I suppose its just a sign of how fallible and human we all are. Sigh......
 
Let's see, what's wrong and incomplete about the original articles.

It's not a monastery. It wasn't raided. How's that for a start.

There was a crisis intervention last month and the Father in question agreed to the guns being taken. I think the number was 57, but they were in his apartment as I understand it, not the shelter.

The so-called raid wasn't, but it was this month and consisted of the fire department and health department looking for violations. They found some, but the amount of "clutter" kept them from finishing.

Next, we have 150-some MORE guns being found on a church farm or other property.

I think by this point the people supporting the shelter are wondering what the guy has been doing with the budget. You think?

http://blog.cleveland.com/metro/2011/02/spiritual_leader_gives_up_post.html

"Rev. John Henry takes leave from post at St. Herman's after 230 guns seized"
So spare me all of the rightous indignation and Nazi comments. Sheesh. JT
 
80 guns in a car, in plain view, and the car is unlocked?
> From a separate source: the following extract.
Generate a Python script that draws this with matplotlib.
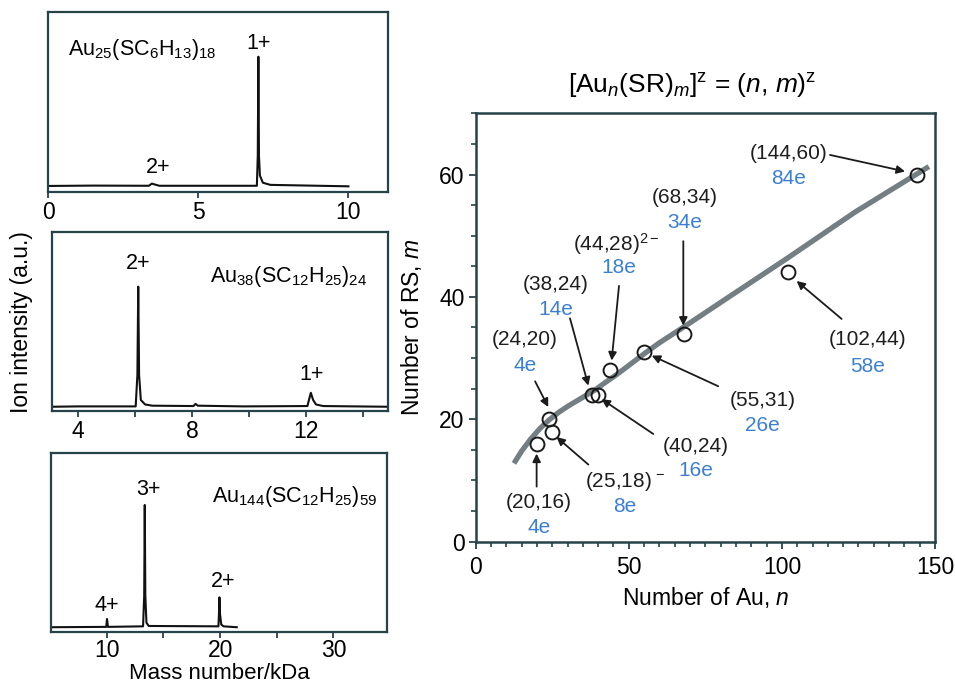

They could call the show Careless in Cleveland.


www.vindy.com/news/2011/feb/10/officials-seize-guns-ammunition-at-farm/

"During an investigation prompted by a tip [I think the store called it in after he tried to use the church's sales tax exemption - JT], Cleveland police also seized 80 guns and 874 boxes of ammunition Jan. 28 from a car parked near St. Herman’s after police saw weapons “in plain view” in the unlocked car. Pastor Henry gave consent for officers to search the car, the Plain Dealer reported."